__What to do__:
Restate exactly the lines of the entries below, beginning with the first and ending with the line that holds "const particleSizes = [4, 6, 14];". Pictures are not copied.

BEGIN Task material

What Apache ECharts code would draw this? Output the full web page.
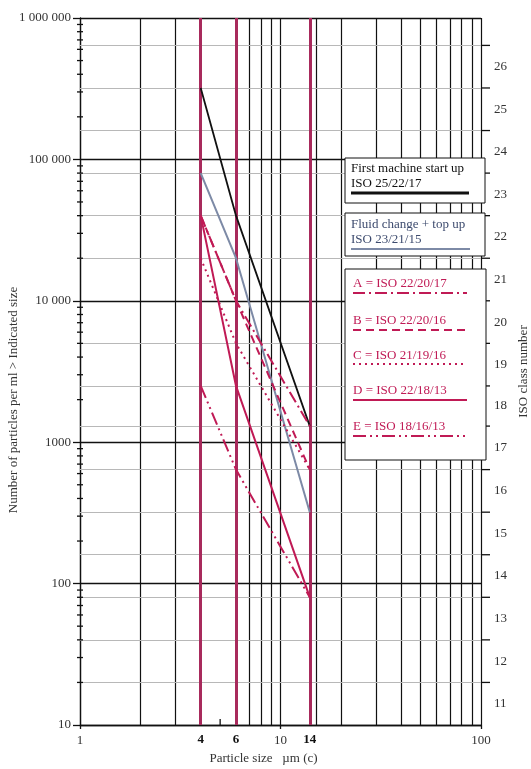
<!DOCTYPE html>
<html>
<head>
<meta charset="utf-8">
<script src="https://cdn.jsdelivr.net/npm/echarts@6/dist/echarts.min.js"></script>
<style>
  html, body { margin: 0; padding: 0; background: #fff; }
  #chart { width: 531px; height: 769px; }
</style>
</head>
<body>
<div id="chart"></div>
<script>
// Particle sizes (µm(c)) at which an ISO 4406 code is read
const particleSizes = [4, 6, 14];

// Particles per ml larger than each size, one list per cleanliness code
const startUpCounts     = [320000, 40000, 1300]; // ISO 25/22/17
const fluidChangeCounts = [80000, 20000, 320];   // ISO 23/21/15
const codeACounts       = [40000, 10000, 1300];  // ISO 22/20/17
const codeBCounts       = [40000, 10000, 640];   // ISO 22/20/16
const codeCCounts       = [20000, 5000, 640];    // ISO 21/19/16
const codeDCounts       = [40000, 2500, 80];     // ISO 22/18/13
const codeECounts       = [2500, 640, 80];       // ISO 18/16/13

// Upper count of ISO classes 11 .. 26
const isoBoundaries = [20, 40, 80, 160, 320, 640, 1300, 2500, 5000, 10000,
                       20000, 40000, 80000, 160000, 320000, 640000];
const isoClasses = [11, 12, 13, 14, 15, 16, 17, 18, 19, 20, 21, 22, 23, 24, 25, 26];

// Count axis labels, 10 .. 1 000 000
const countTickLabels = ['10', '100', '1000', '10 000', '100 000', '1 000 000'];
// Thin rulings of the size axis
const sizeRulings = [2, 3, 7, 8, 9, 15, 20, 30, 40, 50, 60, 70, 80, 90];
// Decades that carry the 2..9 minor ticks on the count axis
const countDecades = [10, 100, 1000, 10000, 100000];
const minorSteps = [2, 3, 4, 5, 6, 7, 8, 9];

const SERIF = '"Liberation Serif", "Times New Roman", serif';
const INK = '#111';
const CRIMSON = '#c01a55';
const RULE_CRIMSON = '#a82a5c';
const SLATE = '#7d8aa6';

const styles = {
  startUp:     { color: INK,     width: 1.8, dash: [] },
  fluidChange: { color: SLATE,   width: 2,   dash: [] },
  A:           { color: CRIMSON, width: 2,   dash: [12, 4, 2, 4] },
  B:           { color: CRIMSON, width: 2,   dash: [8, 5] },
  C:           { color: CRIMSON, width: 2,   dash: [2, 4] },
  D:           { color: CRIMSON, width: 2,   dash: [] },
  E:           { color: CRIMSON, width: 2,   dash: [13, 4, 2, 4, 2, 4] }
};

function codeLine(name, counts, st) {
  return {
    type: 'line',
    name: name,
    data: particleSizes.map((s, i) => [s, counts[i]]),
    symbol: 'none',
    silent: true,
    z: 10,
    lineStyle: { color: st.color, width: st.width, type: st.dash.length ? st.dash : 'solid' }
  };
}

// Small tick marks and ISO class labels, placed through the axes
const markData = [];
countDecades.forEach(d => minorSteps.forEach(m => markData.push([1, d * m, 0, 0])));
markData.push([5, 10, 1, 0]);
isoBoundaries.forEach(b => markData.push([100, b, 2, 0]));
isoClasses.forEach((c, i) => {
  const lower = i === 0 ? 10 : isoBoundaries[i - 1];
  markData.push([100, Math.sqrt(lower * isoBoundaries[i]), 3, i]);
});

function drawMarks(params, api) {
  const kind = api.value(2);
  const p = api.coord([api.value(0), api.value(1)]);
  const stroke = { stroke: INK, lineWidth: 1.3 };
  if (kind === 0) {
    return { type: 'line', shape: { x1: p[0] - 3, y1: p[1], x2: p[0] + 3, y2: p[1] }, style: stroke };
  }
  if (kind === 1) {
    return { type: 'line', shape: { x1: p[0], y1: p[1], x2: p[0], y2: p[1] - 6 }, style: stroke };
  }
  if (kind === 2) {
    return { type: 'line', shape: { x1: p[0], y1: p[1], x2: p[0] + 9, y2: p[1] }, style: stroke };
  }
  return {
    type: 'text', x: p[0] + 13, y: p[1],
    style: { text: String(isoClasses[api.value(3)]), fill: '#333', font: '13px ' + SERIF,
             align: 'left', verticalAlign: 'middle' }
  };
}

const rulingLines = [];
sizeRulings.forEach(v => rulingLines.push({
  xAxis: v, label: { show: false }, lineStyle: { color: INK, width: 1.2, type: 'solid' }
}));
isoBoundaries.forEach(v => {
  if (Math.log10(v) % 1 !== 0) {
    rulingLines.push({ yAxis: v, label: { show: false }, lineStyle: { color: '#b8b8b8', width: 1, type: 'solid' } });
  }
});
particleSizes.forEach(v => rulingLines.push({
  xAxis: v,
  lineStyle: { color: RULE_CRIMSON, width: 3, type: 'solid' },
  label: { show: true, position: 'start', distance: 8, formatter: String(v),
           color: INK, fontWeight: 'bold', fontSize: 13, fontFamily: SERIF }
}));

// Legend panels
const TOP = 100;
const LEGEND_FONT = '13px ' + SERIF;
function legendLine(x1, x2, y, st, extra) {
  return { type: 'line', z: TOP + 2, shape: { x1: x1, y1: y, x2: x2, y2: y },
           style: { stroke: st.color, lineWidth: st.width + (extra || 0), lineDash: st.dash.length ? st.dash : null } };
}
function legendText(x, y, text, color) {
  return { type: 'text', z: TOP + 2, x: x, y: y,
           style: { text: text, fill: color, font: LEGEND_FONT, verticalAlign: 'middle' } };
}
const panelRect = (x, y, w, h) => ({ type: 'rect', z: TOP, shape: { x: x, y: y, width: w, height: h },
  style: { fill: '#fff', stroke: INK, lineWidth: 1 } });

const codeEntries = [
  ['A = ISO 22/20/17', styles.A, 284, 293],
  ['B = ISO 22/20/16', styles.B, 321, 330],
  ['C = ISO 21/19/16', styles.C, 356, 364],
  ['D = ISO 22/18/13', styles.D, 391, 400],
  ['E = ISO 18/16/13', styles.E, 427, 436]
];

const graphicElements = [
  panelRect(345, 158, 140, 45),
  legendText(351, 169, 'First machine start up', INK),
  legendText(351, 184, 'ISO 25/22/17', INK),
  legendLine(351, 469, 193, styles.startUp, 1),
  panelRect(345, 213, 140, 43),
  legendText(351, 225, 'Fluid change + top up', '#3d4b6e'),
  legendText(351, 240, 'ISO 23/21/15', '#3d4b6e'),
  legendLine(351, 470, 249, styles.fluidChange),
  panelRect(345, 269, 141, 191)
];
codeEntries.forEach(e => {
  graphicElements.push(legendText(353, e[2], e[0], CRIMSON));
  graphicElements.push(legendLine(353, 467, e[3], e[1]));
});
// Count axis title, reading upward
graphicElements.push({
  type: 'text', z: TOP, x: 14, y: 400, rotation: Math.PI / 2,
  style: { text: 'Number of particles per ml > Indicated size', fill: '#333',
           font: '13px ' + SERIF, align: 'center', verticalAlign: 'middle' }
});

const chart = echarts.init(document.getElementById('chart'));
chart.setOption({
  animation: false,
  backgroundColor: '#fff',
  grid: { left: 80, right: 50, top: 18, bottom: 44, containLabel: false, outerBoundsMode: 'none' },
  xAxis: {
    type: 'log', logBase: 10, min: 1, max: 100,
    axisLine: { show: true, lineStyle: { color: INK, width: 1.3 } },
    axisTick: { show: true, length: 4, lineStyle: { color: INK, width: 1.3 } },
    axisLabel: { color: '#333', fontSize: 13, fontFamily: SERIF, margin: 9 },
    splitLine: { show: true, lineStyle: { color: INK, width: 1.2 } },
    minorTick: { show: false },
    name: 'Particle size\u00a0\u00a0 µm (c)',
    nameLocation: 'middle', nameGap: 25,
    nameTextStyle: { color: '#333', fontSize: 13, fontFamily: SERIF, padding: [0, 34, 0, 0] }
  },
  yAxis: [{
    type: 'log', logBase: 10, min: 10, max: 1000000, position: 'left',
    axisLine: { show: true, lineStyle: { color: INK, width: 1.3 } },
    axisTick: { show: true, length: 7, lineStyle: { color: INK, width: 1.3 } },
    axisLabel: {
      color: '#333', fontSize: 13, fontFamily: SERIF, margin: 9,
      formatter: v => countTickLabels[Math.round(Math.log10(v)) - 1]
    },
    splitLine: { show: true, lineStyle: { color: INK, width: 1.3 } }
  }, {
    type: 'log', logBase: 10, min: 10, max: 1000000, position: 'right',
    axisLine: { show: false }, axisTick: { show: false }, axisLabel: { show: false },
    splitLine: { show: false },
    name: 'ISO class number',
    nameLocation: 'middle', nameGap: 36, nameRotate: 90,
    nameTextStyle: { color: '#333', fontSize: 13, fontFamily: SERIF }
  }],
  graphic: { elements: graphicElements },
  series: [
    {
      type: 'line', name: 'rulings', data: [], silent: true, z: 1,
      markLine: { silent: true, symbol: 'none', z: 1, animation: false, data: rulingLines }
    },
    {
      type: 'custom', name: 'marks', renderItem: drawMarks, data: markData,
      dimensions: ['x', 'y', 'kind', 'idx'], encode: { x: 0, y: 1 },
      clip: false, silent: true, z: 5
    },
    codeLine('ISO 25/22/17', startUpCounts, styles.startUp),
    codeLine('ISO 23/21/15', fluidChangeCounts, styles.fluidChange),
    codeLine('A = ISO 22/20/17', codeACounts, styles.A),
    codeLine('B = ISO 22/20/16', codeBCounts, styles.B),
    codeLine('C = ISO 21/19/16', codeCCounts, styles.C),
    codeLine('D = ISO 22/18/13', codeDCounts, styles.D),
    codeLine('E = ISO 18/16/13', codeECounts, styles.E)
  ]
});
</script>
</body>
</html>
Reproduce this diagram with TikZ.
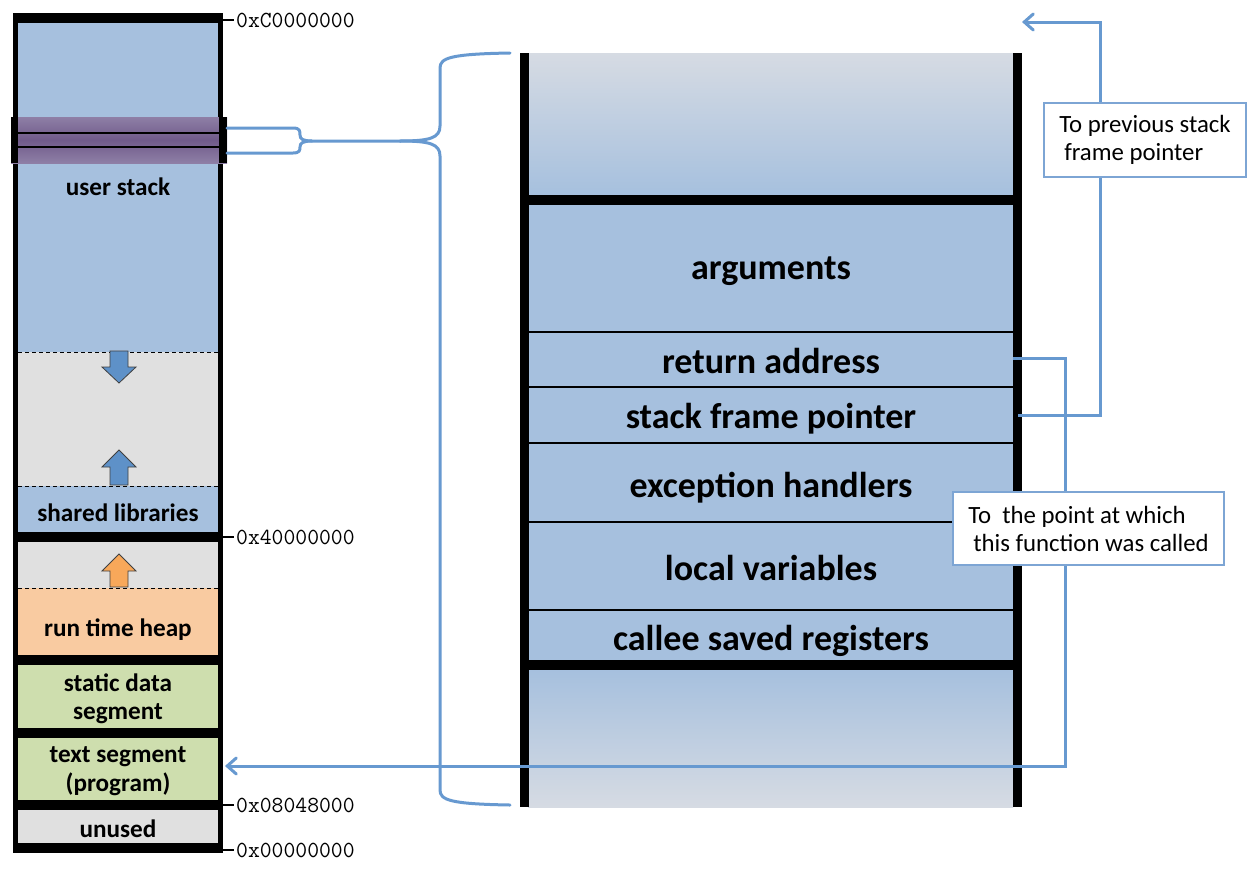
\documentclass[tikz,border=0pt]{standalone}
\usepackage{fontspec}
\setmainfont{Carlito}
\usetikzlibrary{arrows.meta,calc}
\definecolor{stackblue}{RGB}{166,192,222}
\definecolor{gapgrey}{RGB}{224,224,224}
\definecolor{heaporange}{RGB}{249,203,161}
\definecolor{seggreen}{RGB}{206,222,174}
\definecolor{linkblue}{RGB}{103,153,208}
\definecolor{arrowblue}{RGB}{94,145,200}
\definecolor{arroworange}{RGB}{248,168,90}
\definecolor{fadegrey}{RGB}{214,219,227}
\definecolor{bandpurple}{RGB}{112,90,138}
\definecolor{bandlight}{RGB}{142,127,166}
\definecolor{boxblue}{RGB}{125,165,212}
\tikzset{
  lbl/.style={font=\bfseries\fontsize{25.2}{28.5}\selectfont, align=center, inner sep=0pt},
  rowlbl/.style={font=\bfseries\fontsize{36}{41}\selectfont, inner sep=0pt, anchor=base},
  addr/.style={font=\ttfamily\fontsize{23}{26}\selectfont, anchor=west, inner sep=0pt},
  ticker/.style={line width=1.2pt},
  link/.style={draw=linkblue, line width=3pt},
  linkarrow/.style={link, -{Straight Barb[length=9pt,width=16pt,line cap=round]}},
  callout/.style={draw=boxblue, fill=white, line width=1.3pt, font=\fontsize{24.8}{28}\selectfont, align=left, inner sep=0pt},
  blockarrow/.style={draw=black!75, line width=0.8pt},
  dashsep/.style={dashed, dash pattern=on 4pt off 3pt, line width=1pt},
  thinsep/.style={line width=2pt}
}
\begin{document}
\begin{tikzpicture}[x=1pt,y=-1pt]
\useasboundingbox (0,0) rectangle (1252,868);
\fill[white] (0,0) rectangle (1252,868);

% ---------------- left memory column ----------------
\fill[black] (13,13) rectangle (223,853);
\fill[stackblue] (18,23) rectangle (218,352);
\fill[gapgrey] (18,352) rectangle (218,486);
\fill[stackblue] (18,486) rectangle (218,532);
\fill[gapgrey] (18,542) rectangle (218,588);
\fill[heaporange] (18,588) rectangle (218,655);
\fill[seggreen] (18,665) rectangle (218,728);
\fill[seggreen] (18,738) rectangle (218,800);
\fill[gapgrey] (18,810) rectangle (218,843);
\draw[dashsep] (18,352) -- (218,352);
\draw[dashsep] (18,486) -- (218,486);
\draw[dashsep] (18,588) -- (218,588);

% block arrows
\draw[blockarrow, fill=arrowblue] (110,351) -- (128,351) -- (128,367) -- (136,367) -- (119,383) -- (102,367) -- (110,367) -- cycle;
\draw[blockarrow, fill=arrowblue] (119,450) -- (136,467) -- (128,467) -- (128,485) -- (110,485) -- (110,467) -- (102,467) -- cycle;
\draw[blockarrow, fill=arroworange] (119,554) -- (136,571) -- (128,571) -- (128,587) -- (110,587) -- (110,571) -- (102,571) -- cycle;

% highlighted frame band
\shade[top color=bandlight, bottom color=bandlight, middle color=bandpurple] (11,117) rectangle (227,163);
\draw[line width=1.6pt] (13,133) -- (223,133);
\draw[line width=1.6pt] (13,147) -- (223,147);
\fill[black] (11,117) rectangle (18,163);
\fill[black] (219,117) rectangle (227,163);

% labels
\node[lbl, anchor=base] (ustack) at (118,195) {user stack};
\node[lbl, anchor=base] (shlib) at (118,521) {shared libraries};
\node[lbl, anchor=base] (heap) at (118,636) {run time heap};
\node[lbl] (sdata) at (118,699) {static data\\segment};
\node[lbl] (tseg) at (118,771) {text segment\\(program)};
\node[lbl, anchor=base] (unused) at (118,837) {unused};

% addresses
\draw[ticker] (223,20) -- (234,20);
\node[addr] (aC) at (236,20) {0xC0000000};
\draw[ticker] (223,537) -- (234,537);
\node[addr] (a4) at (236,537) {0x40000000};
\draw[ticker] (223,805) -- (234,805);
\node[addr] (a08) at (236,805) {0x08048000};
\draw[ticker] (223,850) -- (234,850);
\node[addr] (a0) at (236,850) {0x00000000};

% ---------------- right stack frame ----------------
\shade[top color=fadegrey, bottom color=stackblue] (528,53) rectangle (1013,195);
\fill[stackblue] (528,205) rectangle (1013,660);
\shade[top color=stackblue, bottom color=fadegrey] (528,670) rectangle (1013,807);
\fill[black] (520,195) rectangle (1022,205);
\fill[black] (520,660) rectangle (1022,670);
\foreach \yy in {332,387,443,522,610} \draw[thinsep] (528,\yy) -- (1013,\yy);
\fill[black] (520,53) rectangle (529,807);
\fill[black] (1013,53) rectangle (1022,807);

\node[rowlbl] (args) at (771,279) {arguments};
\node[rowlbl] (ret) at (771,373) {return address};
\node[rowlbl] (sfp) at (771,428) {stack frame pointer};
\node[rowlbl] (exc) at (771,497) {exception handlers};
\node[rowlbl] (loc) at (771,580) {local variables};
\node[rowlbl] (cal) at (771,650) {callee saved registers};

% ---------------- brace from band to frame ----------------
\coordinate (bandtop) at (227,128);
\coordinate (bandbot) at (227,153);
\coordinate (stem) at (400,141);
\coordinate (frametop) at (510,53);
\coordinate (framebot) at (510,805);
\draw[link, line cap=round] (bandtop) -- (293,128) .. controls (300,128) and (300,131) .. (300,135) .. controls (300,139) and (303,141) .. (312,141) -- (stem);
\draw[link, line cap=round] (bandbot) -- (293,153) .. controls (300,153) and (300,150) .. (300,147) .. controls (300,143) and (303,141) .. (312,141);
\draw[link, line cap=round] (stem) .. controls (430,141) and (440,138) .. (440,126) -- (440,68) .. controls (440,58) and (450,54) .. (frametop);
\draw[link, line cap=round] (stem) .. controls (430,141) and (440,144) .. (440,156) -- (440,790) .. controls (440,800) and (450,804) .. (framebot);

% ---------------- connectors ----------------
\coordinate (sfpout) at (1018,415);
\coordinate (prevfp) at (1022,22);
\coordinate (retout) at (1013,358);
\coordinate (textin) at (225,766);
\draw[linkarrow] (sfpout) -- ++(82,0) |- (prevfp);
\draw[linkarrow] (retout) -- ++(52,0) |- (textin);

% ---------------- callouts ----------------
\node[callout, minimum width=202pt, minimum height=74pt] (prevbox) at (1145,140) {To previous stack\\\hspace*{5pt}frame pointer};
\node[callout, minimum width=271pt, minimum height=73pt] (callbox) at (1088.5,528.5) {To\ \ the point at which\\\hspace*{5pt}this function was called};
\end{tikzpicture}
\end{document}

END Task material

__Reply__:
What Apache ECharts code would draw this? Output the full web page.
<!DOCTYPE html>
<html>
<head>
<meta charset="utf-8">
<script src="https://cdn.jsdelivr.net/npm/echarts@6/dist/echarts.min.js"></script>
<style>
  html, body { margin: 0; padding: 0; background: #fff; }
  #chart { width: 531px; height: 769px; }
</style>
</head>
<body>
<div id="chart"></div>
<script>
// Particle sizes (µm(c)) at which an ISO 4406 code is read
const particleSizes = [4, 6, 14];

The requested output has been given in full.